Once a soldier in the Napoleonic wars and bearing the scars to prove it, Adam Quire is now a sergeant in the Edinburgh police force.  A gruff, stubborn man, he has few friends in the force, and spends most of his time alone on the beat, investigating crimes in the district or trying to stop the rash of grave robberies that have broken out in the city.
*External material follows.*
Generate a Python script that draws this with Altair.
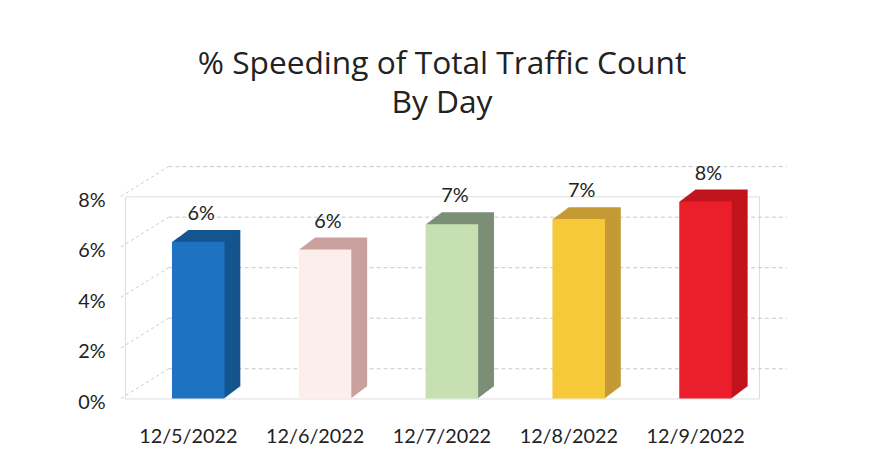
import altair as alt
import pandas as pd

dates = ["12/5/2022", "12/6/2022", "12/7/2022", "12/8/2022", "12/9/2022"]
values = [0.062, 0.059, 0.069, 0.071, 0.078]
front_colors = ["#1f72c2", "#fcefeb", "#c6e0b2", "#f6c93a", "#ea1f2b"]
side_colors = ["#15558f", "#c9a19d", "#7c8f77", "#c49a34", "#c2141d"]
ticks = [0.0, 0.02, 0.04, 0.06, 0.08]

df = pd.DataFrame({"date": dates, "value": values,
                   "front": front_colors, "side": side_colors})
tdf = pd.DataFrame({"t": ticks})

FONT = "Lato"
yscale = alt.Scale(domain=[0, 0.08], nice=False)
xenc = alt.X("date:N", sort=dates, title=None,
             axis=alt.Axis(labelAngle=0, labelFontSize=20, labelFont=FONT,
                           labelColor="#222222", labelPadding=28,
                           domain=False, ticks=False))
yaxis = alt.Axis(format=".0%", values=ticks, labelFontSize=20, labelFont=FONT,
                 labelColor="#222222", labelPadding=20, labelOffset=4,
                 domain=False, ticks=False, grid=False)

grid = alt.Chart(tdf).mark_rule(color="#c8c8c8", strokeDash=[4, 3],
                                strokeWidth=1, yOffset=-30).encode(
    y=alt.Y("t:Q", scale=yscale, axis=yaxis, title=None),
    x=alt.value(44), x2=alt.value(668))

diag = alt.Chart(tdf).mark_rule(color="#c8c8c8", strokeDash=[3, 3],
                                strokeWidth=1, y2Offset=-30).encode(
    y=alt.Y("t:Q", scale=yscale),
    y2="t:Q",
    x=alt.value(-4), x2=alt.value(44))

# extruded depth: several copies of each bar stepped up and to the right
depth_layers = []
for k in range(16, 0, -1):
    dy = -round(k * 0.75, 2)
    depth_layers.append(
        alt.Chart(df).mark_bar(width=53, xOffset=10 + k, yOffset=dy,
                               y2Offset=dy).encode(
            x=xenc,
            y=alt.Y("value:Q", scale=yscale),
            color=alt.Color("side:N", scale=None)))

front = alt.Chart(df).mark_bar(width=53, xOffset=10).encode(
    x=xenc,
    y=alt.Y("value:Q", scale=yscale),
    color=alt.Color("front:N", scale=None))

labels = alt.Chart(df).mark_text(font=FONT, fontSize=20, color="#222222",
                                 dx=13, dy=-18, baseline="bottom").encode(
    x=xenc,
    y=alt.Y("value:Q", scale=yscale),
    text=alt.Text("value:Q", format=".0%"))

chart = alt.layer(grid, diag, *depth_layers, front, labels).properties(
    width=640, height=204,
    autosize="none",
    padding={"left": 118, "top": 188, "right": 112, "bottom": 60},
    title=alt.TitleParams(["% Speeding of Total Traffic Count", "By Day"],
                          font="Open Sans", fontSize=32, fontWeight="normal",
                          color="#222222", lineHeight=40, offset=44,
                          anchor="middle"),
).configure_view(stroke=None).configure(background="white")

chart.save("out.html", embed_options={"renderer": "svg", "actions": False})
When a body turns up in a dark alley, murdered savagely, Quire starts to look into the matter, starting with the silver locket he found on the body bearing the name of one John Ruthven.  At the man’s house, Ruthven is polite but cold.  He thanks Quire for returning the locket but is elusive in his answers to questions regarding the identity of the murdered man.  Quire’s detective work turning up a business connection to Ruthven, he has little time to investigate before being attacked one night at his boarding house in the most bizarre fashion.  The attack turning up evidence that even the coroner cannot explain—the supposed expert on dead bodies at that, little does Quire know that he has been sucked into the dark underbelly of Edinburgh’s scientific research…
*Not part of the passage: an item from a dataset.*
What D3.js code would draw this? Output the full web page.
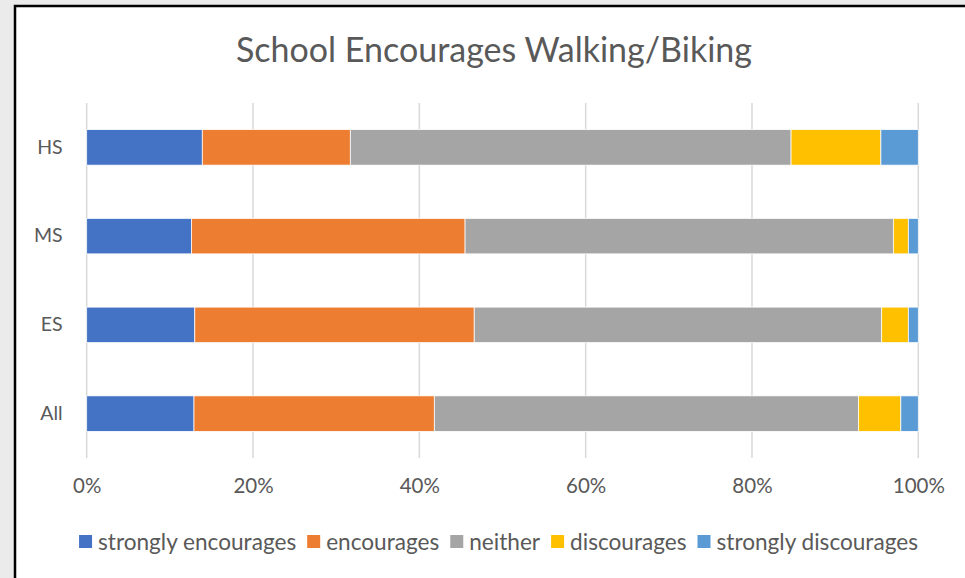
<!DOCTYPE html>
<html>
<head>
<meta charset="utf-8">
<script src="https://cdn.jsdelivr.net/npm/d3@7"></script>
<style>
  html, body { margin: 0; padding: 0; background: #ebebeb; }
  svg { display: block; }
  text { font-family: Lato, "Open Sans", sans-serif; fill: #595959; }
</style>
</head>
<body>
<svg id="chart" width="965" height="578"></svg>
<script>
// categories, top to bottom
const schools = ["HS", "MS", "ES", "All"];
const responses = ["strongly encourages", "encourages", "neither", "discourages", "strongly discourages"];
const colors = ["#4472c4", "#ed7d31", "#a5a5a5", "#ffc000", "#5b9bd5"];

// percent of answers, per school (same order as schools)
const stronglyEncourages = [13.9, 12.6, 13.0, 12.9];
const encourages = [17.8, 32.9, 33.6, 28.9];
const neither = [53.0, 51.5, 49.0, 51.0];
const discourages = [10.8, 1.8, 3.2, 5.1];
const stronglyDiscourages = [4.5, 1.2, 1.2, 2.1];

const xTicks = [0, 0.2, 0.4, 0.6, 0.8, 1];

const series = [stronglyEncourages, encourages, neither, discourages, stronglyDiscourages];
const rows = schools.map((s, i) => {
  const r = { school: s };
  responses.forEach((k, j) => { r[k] = series[j][i]; });
  return r;
});

const svg = d3.select("#chart");

// white chart area with the black frame on left and top
svg.append("rect")
  .attr("x", 14).attr("y", 5)
  .attr("width", 965).attr("height", 600)
  .attr("fill", "#fff");
svg.append("path")
  .attr("d", "M15,600 V6 H965")
  .attr("fill", "none")
  .attr("stroke", "#000")
  .attr("stroke-width", 2.5);

svg.append("text")
  .attr("x", 494)
  .attr("y", 62)
  .attr("text-anchor", "middle")
  .style("font-size", "34px")
  .text("School Encourages Walking/Biking");

const x = d3.scaleLinear().domain([0, 1]).range([86.7, 918.3]);
const y = d3.scaleBand().domain(schools).range([103, 458]).paddingInner(0.6).paddingOuter(0.3);

// gridlines
svg.append("g")
  .selectAll("line")
  .data(xTicks)
  .join("line")
  .attr("x1", d => x(d)).attr("x2", d => x(d))
  .attr("y1", 103).attr("y2", 458)
  .attr("stroke", "#d9d9d9")
  .attr("stroke-width", 1.5);

// stacked bars (values are percents, stack totals 100)
const stacked = d3.stack().keys(responses)(rows);

svg.append("g")
  .selectAll("g")
  .data(stacked)
  .join("g")
  .attr("fill", (d, i) => colors[i])
  .selectAll("rect")
  .data(d => d)
  .join("rect")
  .attr("x", d => x(d[0] / 100))
  .attr("width", d => x(d[1] / 100) - x(d[0] / 100))
  .attr("y", d => y(d.data.school))
  .attr("height", y.bandwidth())
  .attr("stroke", "#fff")
  .attr("stroke-width", 0.75);

// x axis labels
const xAxis = svg.append("g")
  .attr("transform", "translate(0,478)")
  .call(d3.axisBottom(x).tickValues(xTicks).tickFormat(d3.format(".0%")).tickSize(0).tickPadding(0));
xAxis.select(".domain").remove();
xAxis.selectAll("text")
  .attr("dy", "0.71em")
  .style("font-family", "Lato, 'Open Sans', sans-serif")
  .style("font-size", "20.5px")
  .attr("fill", "#595959");

// category labels
const yAxis = svg.append("g")
  .attr("transform", "translate(86.7,0)")
  .call(d3.axisLeft(y).tickSize(0).tickPadding(24));
yAxis.select(".domain").remove();
yAxis.selectAll("text")
  .style("font-family", "Lato, 'Open Sans', sans-serif")
  .style("font-size", "19.5px")
  .attr("fill", "#595959");

// legend, centered
const legend = svg.append("g").attr("transform", "translate(0,542)");
const items = legend.selectAll("g")
  .data(responses)
  .join("g");
items.append("rect")
  .attr("width", 13).attr("height", 13)
  .attr("y", -7)
  .attr("fill", (d, i) => colors[i]);
items.append("text")
  .attr("x", 19)
  .attr("dy", "0.35em")
  .style("font-size", "22.6px")
  .text(d => d);

let pos = 0;
const offsets = [];
items.each(function () {
  const w = 19 + d3.select(this).select("text").node().getComputedTextLength();
  offsets.push(pos);
  pos += w + 11;
});
const total = pos - 11;
const start = 498.5 - total / 2;
items.attr("transform", (d, i) => `translate(${start + offsets[i]},0)`);
</script>
</body>
</html>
Tim Powers is known for his wonderfully written secret histories.  Taking real world events and lightly mixing in elements of the fantastical to fill remaining gaps, I cannot help feel very similarly Ruckley’s novel occupies a similar niche.  Where Powers’ The Stress of Her Regard looks at a secret vampire society behind the lives of some of Britain’s most famous poets, The Edinburgh Dead takes the natural sciences that were burgeoning at the time in Britain—the discovery of galvanic electricity in the human body, knowledge of the organs’ inner workings and interaction, etc.—and adds a touch of research and discovery beyond factual science—knowledge and discovery thought very likely for a hundred years after, even to this day among some circles.  The classic interepretation of ‘zombie’ never appearing in the novel, Ruckley tells a dark and gritty story that sticks primarily to reality, but squeezes in a dash or two of the supernatural to spice up the novel, resulting in a narrative part historical fiction, and part gothic horror.

As a whole, The Edinburgh Dead is a solid novel that asks to be read given the manner in which Ruckley presents his material, which, at some fundamental level, is the greatest compliment one can pay a book.  An inventive secret history that wraps itself around the Burke & Hare murders of Scotland in the early 19th century with horror overtones, Ruckley’s pacing nicely reveals the story as much as the atmosphere captures both the era and type of tale being told, capping things off with a satisfying conclusion.  There are perhaps moments where the prose could have been tightened up and maybe a little more could have been done to give it a stronger period feel, but the overall approach works, making for an entertaining read.